====== Data block

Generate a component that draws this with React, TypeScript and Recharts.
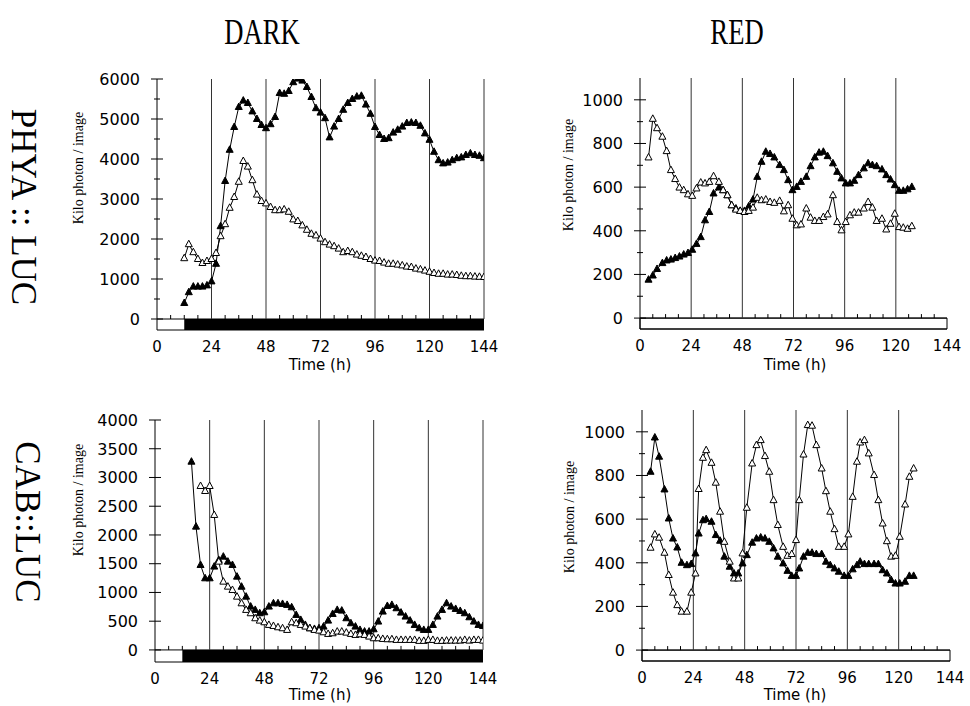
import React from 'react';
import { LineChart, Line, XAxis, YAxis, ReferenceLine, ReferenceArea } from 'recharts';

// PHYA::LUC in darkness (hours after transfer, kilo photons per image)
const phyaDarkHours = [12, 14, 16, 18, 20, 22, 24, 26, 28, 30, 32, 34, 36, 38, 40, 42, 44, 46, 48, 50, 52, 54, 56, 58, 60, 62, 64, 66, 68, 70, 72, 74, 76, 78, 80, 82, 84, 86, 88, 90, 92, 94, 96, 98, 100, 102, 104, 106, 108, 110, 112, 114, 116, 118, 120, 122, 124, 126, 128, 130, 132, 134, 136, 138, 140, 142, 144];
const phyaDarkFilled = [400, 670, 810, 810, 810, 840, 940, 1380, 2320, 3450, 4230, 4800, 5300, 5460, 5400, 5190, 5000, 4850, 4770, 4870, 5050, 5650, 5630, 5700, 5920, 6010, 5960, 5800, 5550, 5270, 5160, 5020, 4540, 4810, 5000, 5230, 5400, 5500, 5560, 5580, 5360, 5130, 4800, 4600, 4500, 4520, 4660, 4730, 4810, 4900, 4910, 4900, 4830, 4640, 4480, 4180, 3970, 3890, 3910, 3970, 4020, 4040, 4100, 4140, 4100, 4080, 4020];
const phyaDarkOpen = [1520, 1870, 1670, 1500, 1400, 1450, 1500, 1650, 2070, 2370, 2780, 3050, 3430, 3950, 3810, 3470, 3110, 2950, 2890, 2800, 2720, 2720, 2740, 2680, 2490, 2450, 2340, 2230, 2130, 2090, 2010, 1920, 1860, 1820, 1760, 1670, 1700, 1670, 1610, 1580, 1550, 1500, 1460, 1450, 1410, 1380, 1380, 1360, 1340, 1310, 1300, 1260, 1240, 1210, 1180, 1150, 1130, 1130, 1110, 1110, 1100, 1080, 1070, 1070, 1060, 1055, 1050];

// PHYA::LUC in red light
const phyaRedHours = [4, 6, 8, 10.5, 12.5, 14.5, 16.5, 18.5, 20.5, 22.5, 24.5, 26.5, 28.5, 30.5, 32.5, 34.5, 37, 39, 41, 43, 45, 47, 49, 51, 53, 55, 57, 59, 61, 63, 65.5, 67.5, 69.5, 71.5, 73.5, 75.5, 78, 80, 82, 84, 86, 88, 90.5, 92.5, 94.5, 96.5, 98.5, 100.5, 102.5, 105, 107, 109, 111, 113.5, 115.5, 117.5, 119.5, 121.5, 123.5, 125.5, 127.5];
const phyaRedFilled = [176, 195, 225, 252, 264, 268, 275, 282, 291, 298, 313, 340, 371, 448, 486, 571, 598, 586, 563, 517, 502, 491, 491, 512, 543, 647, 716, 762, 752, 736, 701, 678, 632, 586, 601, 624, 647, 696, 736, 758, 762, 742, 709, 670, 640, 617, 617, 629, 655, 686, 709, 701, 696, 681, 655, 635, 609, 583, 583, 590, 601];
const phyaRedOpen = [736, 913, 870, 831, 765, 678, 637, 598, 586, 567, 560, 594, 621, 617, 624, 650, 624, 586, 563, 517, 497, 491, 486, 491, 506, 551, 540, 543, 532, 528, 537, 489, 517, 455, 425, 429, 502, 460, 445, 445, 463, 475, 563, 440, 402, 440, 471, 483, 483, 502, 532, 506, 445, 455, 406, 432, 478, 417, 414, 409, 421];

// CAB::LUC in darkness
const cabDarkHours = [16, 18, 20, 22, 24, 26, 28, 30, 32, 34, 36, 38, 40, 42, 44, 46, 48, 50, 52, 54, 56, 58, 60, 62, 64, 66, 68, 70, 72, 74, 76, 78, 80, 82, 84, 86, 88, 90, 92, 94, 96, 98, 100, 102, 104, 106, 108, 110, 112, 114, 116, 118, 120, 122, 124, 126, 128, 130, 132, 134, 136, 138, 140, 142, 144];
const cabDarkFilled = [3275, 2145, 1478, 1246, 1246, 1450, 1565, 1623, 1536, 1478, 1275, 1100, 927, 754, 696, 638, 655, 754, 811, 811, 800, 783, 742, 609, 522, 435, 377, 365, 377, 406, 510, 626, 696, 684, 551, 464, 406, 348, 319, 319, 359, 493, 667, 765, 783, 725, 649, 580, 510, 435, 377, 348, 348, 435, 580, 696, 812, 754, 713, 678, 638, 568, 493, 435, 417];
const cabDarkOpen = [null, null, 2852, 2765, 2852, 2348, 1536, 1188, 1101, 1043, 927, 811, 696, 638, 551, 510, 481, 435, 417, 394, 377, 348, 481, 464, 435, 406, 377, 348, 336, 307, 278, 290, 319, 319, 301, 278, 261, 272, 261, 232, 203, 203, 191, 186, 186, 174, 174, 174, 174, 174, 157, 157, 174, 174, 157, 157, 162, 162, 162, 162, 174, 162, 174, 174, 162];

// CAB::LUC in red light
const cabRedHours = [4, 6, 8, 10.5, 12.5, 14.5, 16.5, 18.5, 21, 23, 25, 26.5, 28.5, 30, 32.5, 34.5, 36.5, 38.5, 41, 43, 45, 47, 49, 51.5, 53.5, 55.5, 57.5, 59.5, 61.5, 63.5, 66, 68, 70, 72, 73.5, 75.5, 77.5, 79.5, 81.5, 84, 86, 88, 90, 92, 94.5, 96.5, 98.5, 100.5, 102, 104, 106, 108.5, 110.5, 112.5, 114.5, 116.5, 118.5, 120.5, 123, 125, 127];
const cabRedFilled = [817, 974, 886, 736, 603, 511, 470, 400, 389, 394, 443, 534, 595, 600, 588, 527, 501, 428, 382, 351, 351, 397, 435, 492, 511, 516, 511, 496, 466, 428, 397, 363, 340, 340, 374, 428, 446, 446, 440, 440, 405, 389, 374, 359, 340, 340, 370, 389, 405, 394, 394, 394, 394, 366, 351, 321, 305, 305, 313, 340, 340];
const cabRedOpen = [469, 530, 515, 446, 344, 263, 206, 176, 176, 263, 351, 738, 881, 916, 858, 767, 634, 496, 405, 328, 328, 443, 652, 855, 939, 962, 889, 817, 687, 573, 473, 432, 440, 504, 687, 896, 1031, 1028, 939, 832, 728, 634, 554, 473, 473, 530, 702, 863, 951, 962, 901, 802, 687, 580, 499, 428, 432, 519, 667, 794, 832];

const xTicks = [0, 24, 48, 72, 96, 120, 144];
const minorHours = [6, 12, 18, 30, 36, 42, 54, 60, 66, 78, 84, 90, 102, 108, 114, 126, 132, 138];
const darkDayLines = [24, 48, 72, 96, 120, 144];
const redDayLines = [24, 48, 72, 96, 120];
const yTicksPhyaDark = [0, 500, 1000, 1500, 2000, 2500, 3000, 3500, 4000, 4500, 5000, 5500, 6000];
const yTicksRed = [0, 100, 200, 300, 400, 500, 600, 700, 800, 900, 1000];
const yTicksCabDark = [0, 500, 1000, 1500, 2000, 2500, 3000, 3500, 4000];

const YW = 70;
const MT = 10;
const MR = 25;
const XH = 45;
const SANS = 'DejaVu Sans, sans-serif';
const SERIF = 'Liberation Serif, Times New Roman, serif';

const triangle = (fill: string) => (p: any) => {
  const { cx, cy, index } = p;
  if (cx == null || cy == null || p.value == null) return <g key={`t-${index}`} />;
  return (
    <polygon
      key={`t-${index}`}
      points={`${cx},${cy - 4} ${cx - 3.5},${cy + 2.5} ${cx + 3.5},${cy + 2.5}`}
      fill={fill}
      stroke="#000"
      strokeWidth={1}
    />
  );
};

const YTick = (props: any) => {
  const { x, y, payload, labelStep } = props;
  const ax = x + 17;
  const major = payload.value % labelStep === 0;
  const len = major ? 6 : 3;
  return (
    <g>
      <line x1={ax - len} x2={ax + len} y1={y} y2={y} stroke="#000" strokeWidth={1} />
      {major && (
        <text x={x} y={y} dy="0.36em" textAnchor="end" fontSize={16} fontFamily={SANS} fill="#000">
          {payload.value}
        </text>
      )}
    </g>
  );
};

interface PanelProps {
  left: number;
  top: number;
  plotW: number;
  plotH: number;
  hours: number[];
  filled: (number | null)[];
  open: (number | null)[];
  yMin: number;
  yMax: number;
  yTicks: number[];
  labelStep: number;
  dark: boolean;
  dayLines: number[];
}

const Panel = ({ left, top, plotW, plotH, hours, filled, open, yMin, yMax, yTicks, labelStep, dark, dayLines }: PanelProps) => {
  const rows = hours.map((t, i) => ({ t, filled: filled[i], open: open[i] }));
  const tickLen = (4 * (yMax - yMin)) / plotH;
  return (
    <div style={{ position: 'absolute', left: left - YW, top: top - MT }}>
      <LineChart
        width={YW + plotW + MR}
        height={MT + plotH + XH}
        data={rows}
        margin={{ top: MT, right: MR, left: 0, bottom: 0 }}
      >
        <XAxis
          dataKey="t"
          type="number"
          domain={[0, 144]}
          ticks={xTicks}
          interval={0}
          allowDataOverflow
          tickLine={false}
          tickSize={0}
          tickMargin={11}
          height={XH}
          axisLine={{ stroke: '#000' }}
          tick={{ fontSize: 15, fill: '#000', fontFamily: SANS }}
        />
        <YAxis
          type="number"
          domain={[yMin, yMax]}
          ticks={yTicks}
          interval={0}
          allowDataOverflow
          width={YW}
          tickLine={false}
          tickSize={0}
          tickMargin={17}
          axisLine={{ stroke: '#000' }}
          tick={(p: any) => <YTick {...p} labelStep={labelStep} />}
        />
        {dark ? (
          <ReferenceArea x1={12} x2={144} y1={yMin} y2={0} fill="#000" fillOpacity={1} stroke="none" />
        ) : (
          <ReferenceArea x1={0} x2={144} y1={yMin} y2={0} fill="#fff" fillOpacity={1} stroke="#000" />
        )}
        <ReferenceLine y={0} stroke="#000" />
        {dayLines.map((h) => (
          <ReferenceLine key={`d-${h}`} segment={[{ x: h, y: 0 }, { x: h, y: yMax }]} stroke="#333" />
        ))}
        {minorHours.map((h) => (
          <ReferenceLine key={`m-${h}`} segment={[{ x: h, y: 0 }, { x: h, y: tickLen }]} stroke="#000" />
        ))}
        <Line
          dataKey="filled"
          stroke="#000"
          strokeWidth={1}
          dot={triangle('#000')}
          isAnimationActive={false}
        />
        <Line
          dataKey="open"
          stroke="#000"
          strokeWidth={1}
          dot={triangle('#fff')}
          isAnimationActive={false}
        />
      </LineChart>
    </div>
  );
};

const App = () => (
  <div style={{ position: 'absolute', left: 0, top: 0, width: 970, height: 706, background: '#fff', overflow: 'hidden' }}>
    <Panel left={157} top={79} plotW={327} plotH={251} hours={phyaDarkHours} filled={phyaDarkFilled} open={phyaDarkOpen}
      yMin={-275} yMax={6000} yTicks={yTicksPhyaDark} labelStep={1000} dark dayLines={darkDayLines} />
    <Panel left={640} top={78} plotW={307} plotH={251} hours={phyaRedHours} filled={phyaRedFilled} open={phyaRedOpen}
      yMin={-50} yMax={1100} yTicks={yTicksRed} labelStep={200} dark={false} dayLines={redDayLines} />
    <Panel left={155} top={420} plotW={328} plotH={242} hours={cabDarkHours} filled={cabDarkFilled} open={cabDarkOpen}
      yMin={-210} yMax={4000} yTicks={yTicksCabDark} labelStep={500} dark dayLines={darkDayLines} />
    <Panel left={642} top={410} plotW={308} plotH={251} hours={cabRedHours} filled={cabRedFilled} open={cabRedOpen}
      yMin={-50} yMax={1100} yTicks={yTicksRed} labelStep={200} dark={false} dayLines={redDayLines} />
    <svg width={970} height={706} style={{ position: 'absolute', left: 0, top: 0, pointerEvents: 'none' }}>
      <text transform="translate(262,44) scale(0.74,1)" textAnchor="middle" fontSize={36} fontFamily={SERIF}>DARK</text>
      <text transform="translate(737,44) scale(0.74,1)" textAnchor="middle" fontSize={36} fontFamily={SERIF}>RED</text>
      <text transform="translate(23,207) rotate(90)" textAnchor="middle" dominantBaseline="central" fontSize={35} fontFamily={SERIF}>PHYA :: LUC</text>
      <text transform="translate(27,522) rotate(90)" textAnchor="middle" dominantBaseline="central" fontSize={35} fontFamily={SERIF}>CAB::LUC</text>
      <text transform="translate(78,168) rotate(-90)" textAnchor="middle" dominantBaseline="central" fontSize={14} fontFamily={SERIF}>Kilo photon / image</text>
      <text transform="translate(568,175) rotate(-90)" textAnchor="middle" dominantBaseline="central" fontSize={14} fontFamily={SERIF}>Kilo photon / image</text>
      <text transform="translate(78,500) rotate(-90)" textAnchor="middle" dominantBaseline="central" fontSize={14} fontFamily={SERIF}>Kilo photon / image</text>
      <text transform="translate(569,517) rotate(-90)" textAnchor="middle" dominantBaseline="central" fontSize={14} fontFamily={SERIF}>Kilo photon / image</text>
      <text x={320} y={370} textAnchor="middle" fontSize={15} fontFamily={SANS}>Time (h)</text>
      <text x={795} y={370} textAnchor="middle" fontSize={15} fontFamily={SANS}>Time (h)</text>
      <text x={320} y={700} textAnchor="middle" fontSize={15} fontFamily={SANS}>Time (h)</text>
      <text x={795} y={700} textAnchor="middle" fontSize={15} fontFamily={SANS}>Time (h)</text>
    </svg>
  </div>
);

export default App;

============

#### What you will do:
Only the lines from the top of the data through the line with "1060, 1055, 1050];" should be quoted, exactly and with both ends kept; skip the pictures.

#### Exercise result:
Generate a component that draws this with React, TypeScript and Recharts.
import React from 'react';
import { LineChart, Line, XAxis, YAxis, ReferenceLine, ReferenceArea } from 'recharts';

// PHYA::LUC in darkness (hours after transfer, kilo photons per image)
const phyaDarkHours = [12, 14, 16, 18, 20, 22, 24, 26, 28, 30, 32, 34, 36, 38, 40, 42, 44, 46, 48, 50, 52, 54, 56, 58, 60, 62, 64, 66, 68, 70, 72, 74, 76, 78, 80, 82, 84, 86, 88, 90, 92, 94, 96, 98, 100, 102, 104, 106, 108, 110, 112, 114, 116, 118, 120, 122, 124, 126, 128, 130, 132, 134, 136, 138, 140, 142, 144];
const phyaDarkFilled = [400, 670, 810, 810, 810, 840, 940, 1380, 2320, 3450, 4230, 4800, 5300, 5460, 5400, 5190, 5000, 4850, 4770, 4870, 5050, 5650, 5630, 5700, 5920, 6010, 5960, 5800, 5550, 5270, 5160, 5020, 4540, 4810, 5000, 5230, 5400, 5500, 5560, 5580, 5360, 5130, 4800, 4600, 4500, 4520, 4660, 4730, 4810, 4900, 4910, 4900, 4830, 4640, 4480, 4180, 3970, 3890, 3910, 3970, 4020, 4040, 4100, 4140, 4100, 4080, 4020];
const phyaDarkOpen = [1520, 1870, 1670, 1500, 1400, 1450, 1500, 1650, 2070, 2370, 2780, 3050, 3430, 3950, 3810, 3470, 3110, 2950, 2890, 2800, 2720, 2720, 2740, 2680, 2490, 2450, 2340, 2230, 2130, 2090, 2010, 1920, 1860, 1820, 1760, 1670, 1700, 1670, 1610, 1580, 1550, 1500, 1460, 1450, 1410, 1380, 1380, 1360, 1340, 1310, 1300, 1260, 1240, 1210, 1180, 1150, 1130, 1130, 1110, 1110, 1100, 1080, 1070, 1070, 1060, 1055, 1050];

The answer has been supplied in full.